Retype the data exactly, from its first line to the line containing "const thresholdValue = 10;", including both, and skip any picture.

══ Recorded information ══

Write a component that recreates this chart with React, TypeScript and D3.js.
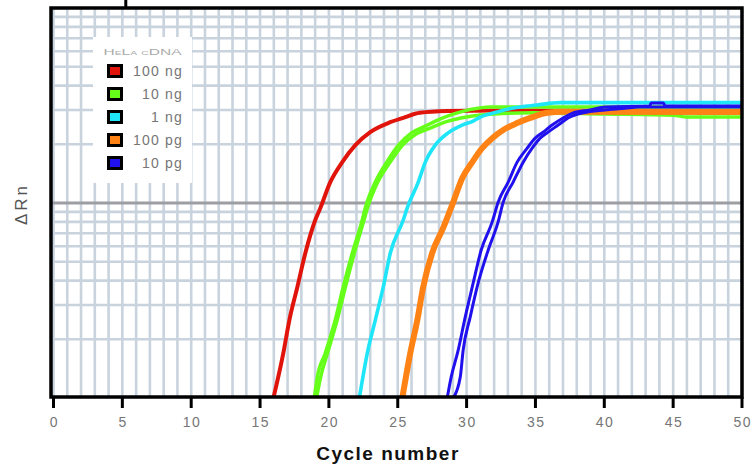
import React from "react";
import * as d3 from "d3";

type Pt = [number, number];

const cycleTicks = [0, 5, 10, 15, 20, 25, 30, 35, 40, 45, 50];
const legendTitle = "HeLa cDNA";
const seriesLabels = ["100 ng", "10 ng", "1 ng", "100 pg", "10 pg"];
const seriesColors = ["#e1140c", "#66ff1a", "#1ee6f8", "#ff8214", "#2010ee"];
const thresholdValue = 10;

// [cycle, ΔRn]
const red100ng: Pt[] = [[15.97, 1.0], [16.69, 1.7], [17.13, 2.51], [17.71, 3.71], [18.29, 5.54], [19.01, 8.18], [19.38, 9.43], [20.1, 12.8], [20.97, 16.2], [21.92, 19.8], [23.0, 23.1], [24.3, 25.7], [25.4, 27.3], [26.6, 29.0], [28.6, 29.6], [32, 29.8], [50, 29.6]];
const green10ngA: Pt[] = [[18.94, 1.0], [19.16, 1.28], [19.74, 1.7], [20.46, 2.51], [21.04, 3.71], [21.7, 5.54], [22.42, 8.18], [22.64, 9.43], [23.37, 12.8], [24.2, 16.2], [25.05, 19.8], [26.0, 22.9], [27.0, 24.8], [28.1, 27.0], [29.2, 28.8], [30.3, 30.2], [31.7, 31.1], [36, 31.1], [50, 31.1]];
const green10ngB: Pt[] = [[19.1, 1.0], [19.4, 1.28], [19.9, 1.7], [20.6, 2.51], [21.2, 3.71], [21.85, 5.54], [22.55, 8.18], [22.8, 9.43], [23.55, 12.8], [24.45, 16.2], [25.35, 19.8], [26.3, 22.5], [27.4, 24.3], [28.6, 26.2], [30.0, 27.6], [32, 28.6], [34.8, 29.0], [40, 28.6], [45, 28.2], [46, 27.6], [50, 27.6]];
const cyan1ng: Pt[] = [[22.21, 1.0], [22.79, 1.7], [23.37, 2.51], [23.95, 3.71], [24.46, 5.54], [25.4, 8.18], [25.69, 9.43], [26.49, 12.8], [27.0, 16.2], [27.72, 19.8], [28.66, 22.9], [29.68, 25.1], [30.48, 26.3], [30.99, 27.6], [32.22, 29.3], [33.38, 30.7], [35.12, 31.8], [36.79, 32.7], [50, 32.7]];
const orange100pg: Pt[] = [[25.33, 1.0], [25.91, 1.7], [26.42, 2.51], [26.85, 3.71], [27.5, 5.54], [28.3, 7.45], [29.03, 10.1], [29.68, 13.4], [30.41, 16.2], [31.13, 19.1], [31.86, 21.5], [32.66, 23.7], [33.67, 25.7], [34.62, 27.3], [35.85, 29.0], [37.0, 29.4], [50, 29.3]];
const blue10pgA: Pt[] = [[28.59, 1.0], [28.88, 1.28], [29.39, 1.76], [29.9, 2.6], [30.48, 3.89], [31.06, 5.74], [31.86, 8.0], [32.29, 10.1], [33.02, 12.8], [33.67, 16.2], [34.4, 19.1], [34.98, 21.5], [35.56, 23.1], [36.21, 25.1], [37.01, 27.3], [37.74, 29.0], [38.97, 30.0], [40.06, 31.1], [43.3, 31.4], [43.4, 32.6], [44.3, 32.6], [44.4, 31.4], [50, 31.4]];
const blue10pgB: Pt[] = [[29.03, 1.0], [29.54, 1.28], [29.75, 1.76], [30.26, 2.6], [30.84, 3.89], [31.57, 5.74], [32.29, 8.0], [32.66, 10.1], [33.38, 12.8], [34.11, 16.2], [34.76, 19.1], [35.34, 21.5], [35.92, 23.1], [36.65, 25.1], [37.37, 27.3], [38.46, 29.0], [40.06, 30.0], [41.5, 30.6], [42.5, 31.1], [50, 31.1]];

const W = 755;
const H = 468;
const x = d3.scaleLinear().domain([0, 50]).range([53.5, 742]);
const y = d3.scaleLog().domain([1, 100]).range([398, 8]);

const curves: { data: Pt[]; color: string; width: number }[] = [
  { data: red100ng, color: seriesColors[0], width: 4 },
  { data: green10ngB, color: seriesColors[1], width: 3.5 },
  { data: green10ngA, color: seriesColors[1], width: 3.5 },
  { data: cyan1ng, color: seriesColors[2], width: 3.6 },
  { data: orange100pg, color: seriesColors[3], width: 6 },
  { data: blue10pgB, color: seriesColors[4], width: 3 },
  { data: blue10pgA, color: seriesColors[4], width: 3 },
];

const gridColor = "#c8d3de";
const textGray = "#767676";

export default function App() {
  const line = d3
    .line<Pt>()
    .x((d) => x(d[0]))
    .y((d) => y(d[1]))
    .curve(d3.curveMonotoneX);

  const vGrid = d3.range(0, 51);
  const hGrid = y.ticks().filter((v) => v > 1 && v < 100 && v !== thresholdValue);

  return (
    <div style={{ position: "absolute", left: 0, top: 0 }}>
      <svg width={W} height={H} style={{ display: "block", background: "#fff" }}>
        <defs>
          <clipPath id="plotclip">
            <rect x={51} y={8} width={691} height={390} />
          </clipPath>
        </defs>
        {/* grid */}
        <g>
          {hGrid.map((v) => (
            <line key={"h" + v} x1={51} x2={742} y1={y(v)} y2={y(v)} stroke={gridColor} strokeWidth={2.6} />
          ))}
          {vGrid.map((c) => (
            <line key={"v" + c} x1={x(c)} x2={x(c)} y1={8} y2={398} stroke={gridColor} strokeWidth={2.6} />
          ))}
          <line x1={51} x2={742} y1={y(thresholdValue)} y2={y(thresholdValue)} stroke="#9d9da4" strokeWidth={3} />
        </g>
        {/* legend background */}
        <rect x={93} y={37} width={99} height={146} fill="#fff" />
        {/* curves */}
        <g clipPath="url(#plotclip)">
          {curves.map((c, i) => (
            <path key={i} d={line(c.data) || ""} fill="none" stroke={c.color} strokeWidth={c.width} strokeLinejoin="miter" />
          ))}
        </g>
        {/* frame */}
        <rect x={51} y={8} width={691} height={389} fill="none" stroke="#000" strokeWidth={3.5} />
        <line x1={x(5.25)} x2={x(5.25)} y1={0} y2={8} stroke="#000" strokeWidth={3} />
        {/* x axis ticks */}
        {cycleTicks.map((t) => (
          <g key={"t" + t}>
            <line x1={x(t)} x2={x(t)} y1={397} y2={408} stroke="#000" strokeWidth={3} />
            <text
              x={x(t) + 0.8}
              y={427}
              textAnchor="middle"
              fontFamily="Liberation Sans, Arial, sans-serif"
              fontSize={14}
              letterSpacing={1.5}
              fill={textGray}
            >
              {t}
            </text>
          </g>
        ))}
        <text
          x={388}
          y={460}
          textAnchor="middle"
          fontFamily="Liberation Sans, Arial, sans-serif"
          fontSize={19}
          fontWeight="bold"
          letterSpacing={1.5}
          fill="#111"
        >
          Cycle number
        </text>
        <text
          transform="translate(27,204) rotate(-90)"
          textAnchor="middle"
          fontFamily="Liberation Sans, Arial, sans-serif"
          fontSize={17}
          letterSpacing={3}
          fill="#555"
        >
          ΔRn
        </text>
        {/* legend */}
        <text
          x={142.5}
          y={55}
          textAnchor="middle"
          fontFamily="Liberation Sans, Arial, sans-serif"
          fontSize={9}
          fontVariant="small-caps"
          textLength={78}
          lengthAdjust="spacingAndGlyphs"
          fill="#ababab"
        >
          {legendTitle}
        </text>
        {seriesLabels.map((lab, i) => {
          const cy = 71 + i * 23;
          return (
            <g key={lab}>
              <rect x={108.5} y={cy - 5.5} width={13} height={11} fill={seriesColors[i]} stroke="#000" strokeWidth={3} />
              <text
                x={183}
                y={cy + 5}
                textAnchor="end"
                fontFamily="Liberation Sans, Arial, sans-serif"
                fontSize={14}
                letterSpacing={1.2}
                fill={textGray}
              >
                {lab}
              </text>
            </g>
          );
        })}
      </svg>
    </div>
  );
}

═══

*Output of the exercise*:
Write a component that recreates this chart with React, TypeScript and D3.js.
import React from "react";
import * as d3 from "d3";

type Pt = [number, number];

const cycleTicks = [0, 5, 10, 15, 20, 25, 30, 35, 40, 45, 50];
const legendTitle = "HeLa cDNA";
const seriesLabels = ["100 ng", "10 ng", "1 ng", "100 pg", "10 pg"];
const seriesColors = ["#e1140c", "#66ff1a", "#1ee6f8", "#ff8214", "#2010ee"];
const thresholdValue = 10;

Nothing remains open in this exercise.